Already, less than six months into the relationship, we have seen some strong successes. While client confidentiality prevents disclosure in most scenarios, two particular cases to cite include Hiscox and HSBC alongside Rabobank International.
Hiscox (a specialist insurer FTSE 250 company and a client of Pinsent Masons for many years), undertook a panel review earlier this year for which Pinsent Masons were seeking reappointment. Recognising Hiscox’s need to work with law firms that can provide a global solution, Pinsent Masons introduced Salans into the re-tender following the external announcement of the association. Not only were Pinsent Masons successfully reappointed to the panel, but their mandate was extended to include the provision of legal services in Europe following Salans’ inclusion in their submission.
HSBC is the world’s largest banking group and in the past has worked with both Salans and Pinsent Masons in differing jurisdictions. Earlier this year, the need arose for a cross-border credit facility across the UK, France, Germany and Poland for a German soft drinks manufacturer. Together, the two firms were able to form a combined legal team in order to deliver the desired result for HSBC, as well as Rabobank International, with the proceeds of the facility being used to refinance existing debt.
Commenting on the deal, HSBC Bank director Matthew Osborne said: “The legal process on this deal went very smoothly and we thought Pinsent Masons and Salans did an excellent job. The Alliance between the two firms, who between them covered all the work on the deal in the UK, Germany, France and Poland, provided a seamless service from a client perspective.”

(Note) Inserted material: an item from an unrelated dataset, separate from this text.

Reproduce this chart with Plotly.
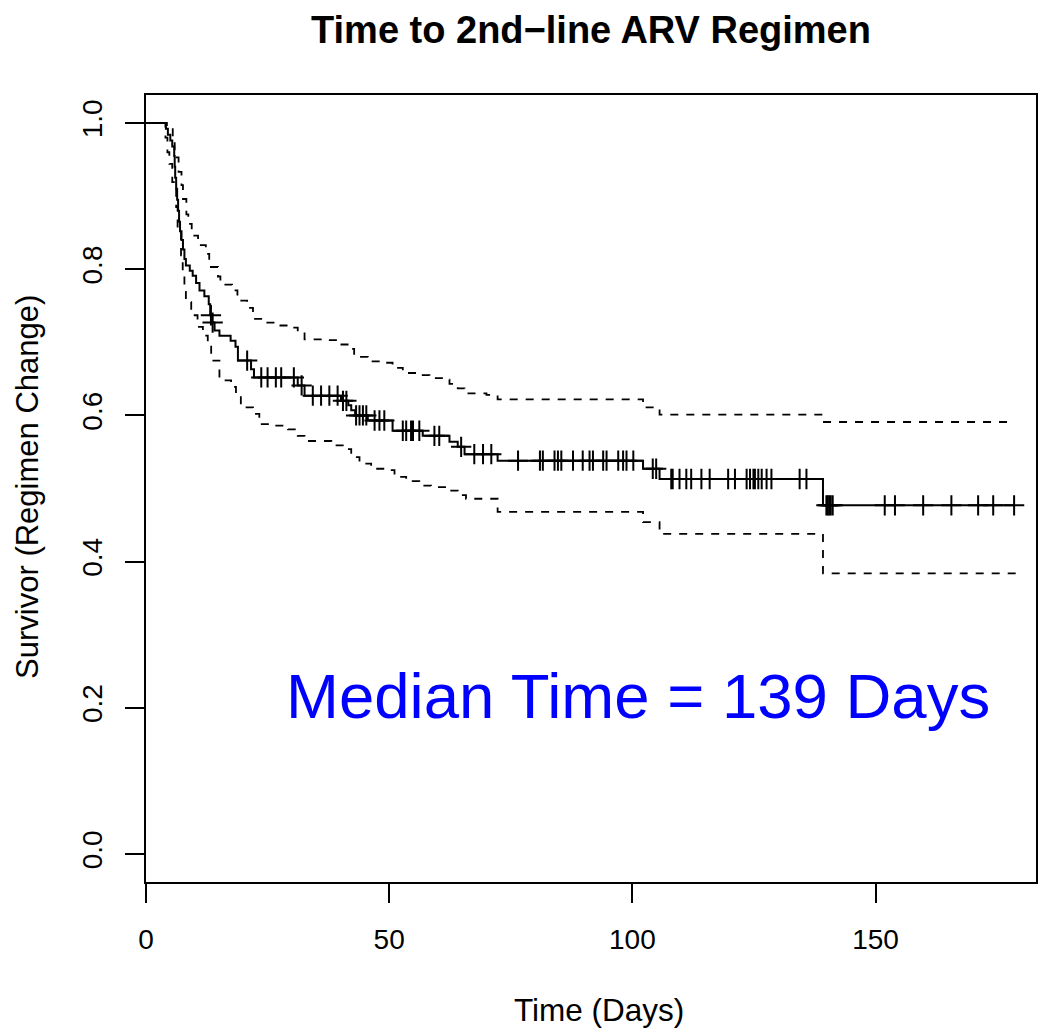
import numpy as np
import plotly.graph_objects as go

# Kaplan-Meier estimate (step points: time at which survival changes to value)
km_time = [0, 4.1, 4.5, 5.0, 5.4, 5.8, 5.9, 6.0, 6.2, 6.4, 6.6, 6.8, 7.0, 7.3, 7.6, 7.9,
           8.2, 9.0, 9.6, 10.3, 11.0, 12.0, 12.9, 13.2, 13.6, 14.1, 15.1, 17.4, 18.4, 18.9,
           21.6, 22.2, 31.2, 32.6, 40.1, 41.6, 42.2, 43.0, 45.6, 50.7, 56.9, 62.4, 64.1,
           65.5, 72.3, 102.2, 105.6, 139.2, 178.5]
km_surv = [1.0, 0.992, 0.984, 0.976, 0.968, 0.955, 0.94, 0.925, 0.91, 0.895, 0.88, 0.865,
           0.852, 0.84, 0.827, 0.814, 0.805, 0.798, 0.791, 0.781, 0.771, 0.763, 0.752, 0.737,
           0.727, 0.716, 0.709, 0.702, 0.694, 0.675, 0.663, 0.652, 0.641, 0.627, 0.620, 0.614,
           0.607, 0.600, 0.593, 0.579, 0.572, 0.564, 0.557, 0.547, 0.538, 0.527, 0.513, 0.477,
           0.477]

# Censoring times
censor_time = [13.35, 13.7, 20.8, 23.7, 25.0, 26.7, 27.8, 30.4, 32.0, 34.3, 36.0, 37.7, 39.4,
               40.5, 41.2, 43.2, 43.9, 44.6, 45.3, 47.0, 48.0, 49.0, 52.8, 53.5, 54.5, 54.9,
               56.2, 59.3, 60.3, 64.8, 67.5, 69.3, 71.0, 76.5, 81.0, 81.6, 84.0, 84.7, 85.4,
               87.8, 89.8, 91.2, 91.9, 94.0, 94.7, 97.1, 98.1, 98.8, 100.2, 104.2, 104.9,
               108.0, 108.3, 109.7, 111.1, 112.1, 114.2, 115.9, 119.7, 121.1, 123.5, 124.2,
               124.9, 125.2, 125.9, 126.6, 127.6, 128.6, 134.4, 135.8, 139.9, 140.2, 140.5,
               140.8, 141.2, 151.9, 154.0, 159.8, 165.6, 171.1, 174.2, 178.5]

# Upper 95% confidence limit
upper_time = [0, 4.3, 5.5, 5.9, 6.7, 7.3, 7.6, 8.3, 8.7, 9.4, 10.7, 12.3, 13.0, 14.8, 15.3,
              17.7, 18.8, 20.8, 22.0, 24.0, 27.0, 29.5, 31.2, 32.6, 36.3, 39.5, 41.8, 42.8,
              45.6, 48.5, 50.7, 52.8, 55.9, 58.3, 61.8, 62.4, 64.1, 65.5, 70.0, 72.3, 102.2,
              105.6, 139.2, 178.0]
upper_surv = [1.0, 0.993, 0.975, 0.953, 0.933, 0.915, 0.896, 0.875, 0.862, 0.846, 0.833,
              0.821, 0.803, 0.790, 0.779, 0.771, 0.757, 0.747, 0.732, 0.727, 0.723, 0.720,
              0.715, 0.704, 0.703, 0.697, 0.691, 0.680, 0.674, 0.672, 0.665, 0.658, 0.655,
              0.651, 0.649, 0.643, 0.637, 0.630, 0.628, 0.622, 0.611, 0.601, 0.591, 0.591]

# Lower 95% confidence limit
lower_time = [0, 4.0, 4.4, 4.8, 5.4, 6.2, 6.5, 7.2, 7.55, 7.9, 8.2, 9.3, 10.6, 11.7, 12.7,
              13.4, 15.1, 17.5, 18.5, 19.5, 22.0, 23.3, 26.1, 29.2, 31.2, 32.6, 38.1, 40.8,
              42.2, 43.9, 46.3, 49.0, 51.1, 53.5, 56.2, 58.6, 62.1, 64.1, 65.8, 72.3, 102.2,
              105.6, 139.2, 179.0]
lower_surv = [1.0, 0.98, 0.96, 0.944, 0.919, 0.885, 0.851, 0.819, 0.792, 0.769, 0.755, 0.737,
              0.721, 0.709, 0.694, 0.675, 0.648, 0.639, 0.627, 0.611, 0.602, 0.588, 0.586,
              0.581, 0.572, 0.565, 0.559, 0.554, 0.543, 0.534, 0.527, 0.525, 0.516, 0.510,
              0.504, 0.502, 0.497, 0.491, 0.486, 0.468, 0.454, 0.438, 0.384, 0.384]

x_ticks = [0, 50, 100, 150]
y_ticks = [0.0, 0.2, 0.4, 0.6, 0.8, 1.0]
y_tick_text = ["0.0", "0.2", "0.4", "0.6", "0.8", "1.0"]

title_text = "Time to 2nd\u2212line ARV Regimen"
x_title = "Time (Days)"
y_title = "Survivor (Regimen Change)"
median_text = "Median Time = 139 Days"
median_pos = (101.2, 0.216)

FONT = "Liberation Sans, Arial, Helvetica, sans-serif"

km_t = np.array(km_time)
km_s = np.array(km_surv)
idx = np.searchsorted(km_t, np.array(censor_time), side="right") - 1
censor_surv = km_s[idx]

fig = go.Figure()
fig.add_trace(go.Scatter(x=upper_time, y=upper_surv, mode="lines", line_shape="hv",
                         line=dict(color="black", width=1.8, dash="8px,8px"),
                         showlegend=False, hoverinfo="skip"))
fig.add_trace(go.Scatter(x=lower_time, y=lower_surv, mode="lines", line_shape="hv",
                         line=dict(color="black", width=1.8, dash="8px,8px"),
                         showlegend=False, hoverinfo="skip"))
fig.add_trace(go.Scatter(x=km_time, y=km_surv, mode="lines", line_shape="hv",
                         line=dict(color="black", width=2),
                         showlegend=False))
fig.add_trace(go.Scatter(x=censor_time, y=censor_surv, mode="markers",
                         marker=dict(symbol="cross-thin", size=14.5, color="black",
                                     line=dict(color="black", width=2)),
                         showlegend=False))

fig.add_annotation(x=median_pos[0], y=median_pos[1], xref="x", yref="y",
                   text=median_text, showarrow=False,
                   font=dict(family=FONT, size=63.5, color="#0000FF"),
                   xanchor="center", yanchor="middle")
fig.add_annotation(x=0.509, y=-0.1626, xref="paper", yref="paper", text=x_title,
                   showarrow=False, font=dict(family=FONT, size=31.5, color="black"),
                   xanchor="center", yanchor="middle")
fig.add_annotation(x=-0.1326, y=0.502, xref="paper", yref="paper", text=y_title,
                   showarrow=False, textangle=-90,
                   font=dict(family=FONT, size=31, color="black"),
                   xanchor="center", yanchor="middle")

fig.update_layout(
    width=1050, height=1033,
    margin=dict(l=138, r=22, t=87, b=159),
    paper_bgcolor="white", plot_bgcolor="white",
    title=dict(text="<b>" + title_text + "</b>", x=583 / 1050, xanchor="center",
               y=1 - 22 / 1033, yanchor="middle", yref="container",
               font=dict(family=FONT, size=38, color="black")),
    font=dict(family=FONT, color="black"),
)
fig.update_xaxes(range=[0, 183], tickmode="array", tickvals=x_ticks,
                 ticks="outside", ticklen=19, tickwidth=1.5, tickcolor="black",
                 showline=True, linecolor="black", linewidth=2, mirror=True,
                 showgrid=False, zeroline=False,
                 tickfont=dict(family=FONT, size=28, color="black"),
                 ticklabelstandoff=12)
fig.update_yaxes(range=[-0.0383, 1.0383], tickmode="array", tickvals=y_ticks,
                 ticktext=y_tick_text, tickangle=-90,
                 ticks="outside", ticklen=19, tickwidth=1.5, tickcolor="black",
                 showline=True, linecolor="black", linewidth=2, mirror=True,
                 showgrid=False, zeroline=False,
                 tickfont=dict(family=FONT, size=28, color="black"),
                 ticklabelstandoff=12)

fig.write_html("out.html")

Mergers invariably carry great risk – and these risks are heightened during an economic downturn. The time and financial investment required from management and the partners of both firms in fulfilling all transition and transformation challenges, such as compensation, structure and systems technology, would be resources diverted away from the most important element of any professional service firm – clients, particularly in a downturn. Given that many of the identified commercial and economic benefits of working together could still be achieved with an association, without the need to take on such risk, the way forward then became much clearer.

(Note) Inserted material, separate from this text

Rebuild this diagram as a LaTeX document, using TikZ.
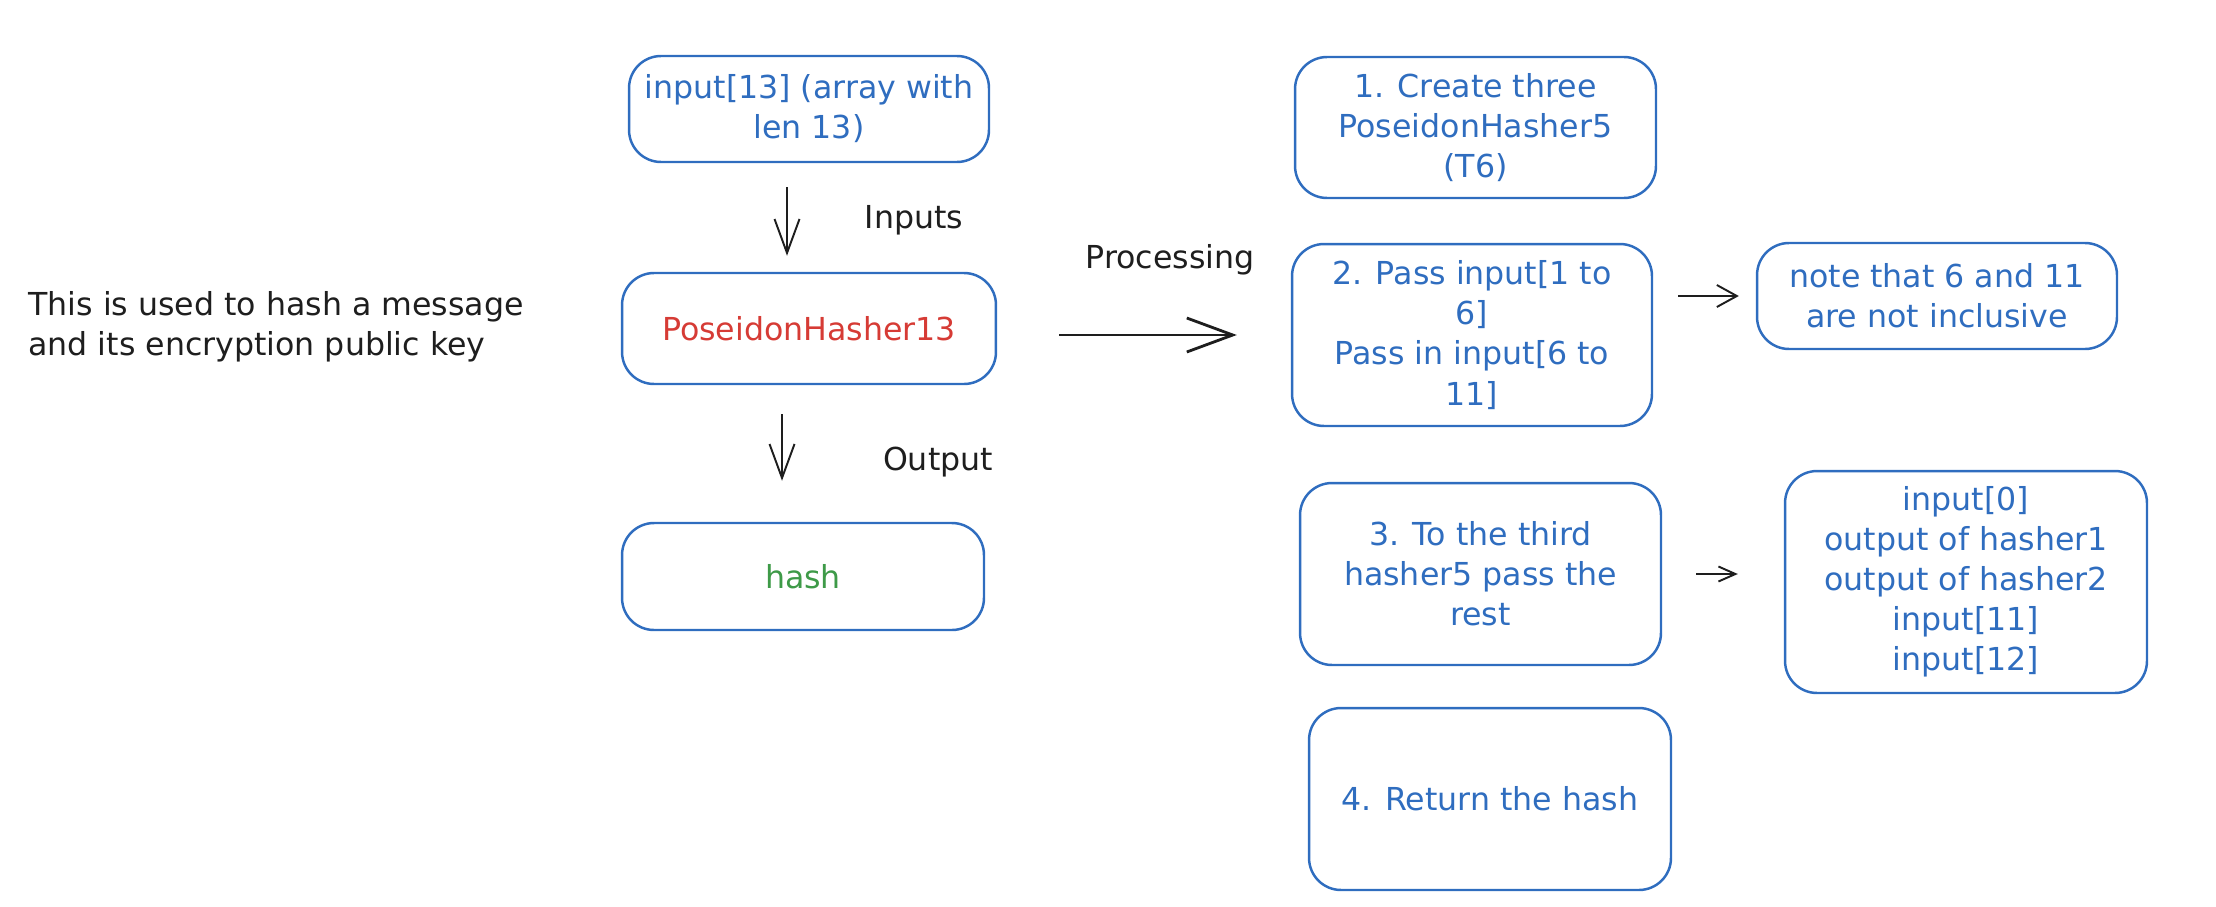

The association is non-exclusive. This is because both firms have existing arrangements with other firms and neither firm wanted to move away from such relationships. Salans, for example, has significant ties with a number of leading US firms. Salans also has a number of strategic associations, to supplement its international offering, where a full-scale Salans office is not achievable either because of regulatory reasons or where the region, while important, is not large enough to warrant the establishment of an office. Examples of such associations exist in Georgia, India and industrial regions of both Poland and Russia.
Where this association differs from the others is that it gives Salans the opportunity to move into a market space not occupied by many other law firms. Working together with Pinsent Masons, Salans now has the capacity to pitch for the big-ticket work previously thought the sole domain of Magic Circle firms, perhaps by the market and clients alike, yet retain the flexibility of a mid-sized firm in terms of efficient resourcing and minimal overheads. This is already striking a positive chord with clients.
And so in making an association between two law firms work, the main investment ingredient needed is time. Associations live and die on the back of partner enthusiasm, and it is pleasing so far to see that the partners of both firms have welcomed the move and shown an overwhelming willingness to pursue the opportunities that the association can generate.
In these early days, there is no end game position in mind vis-à-vis the association. Both firms will continue to forge ties together in a pragmatic manner, ensuring that the core focus of the initiative is making this work for clients.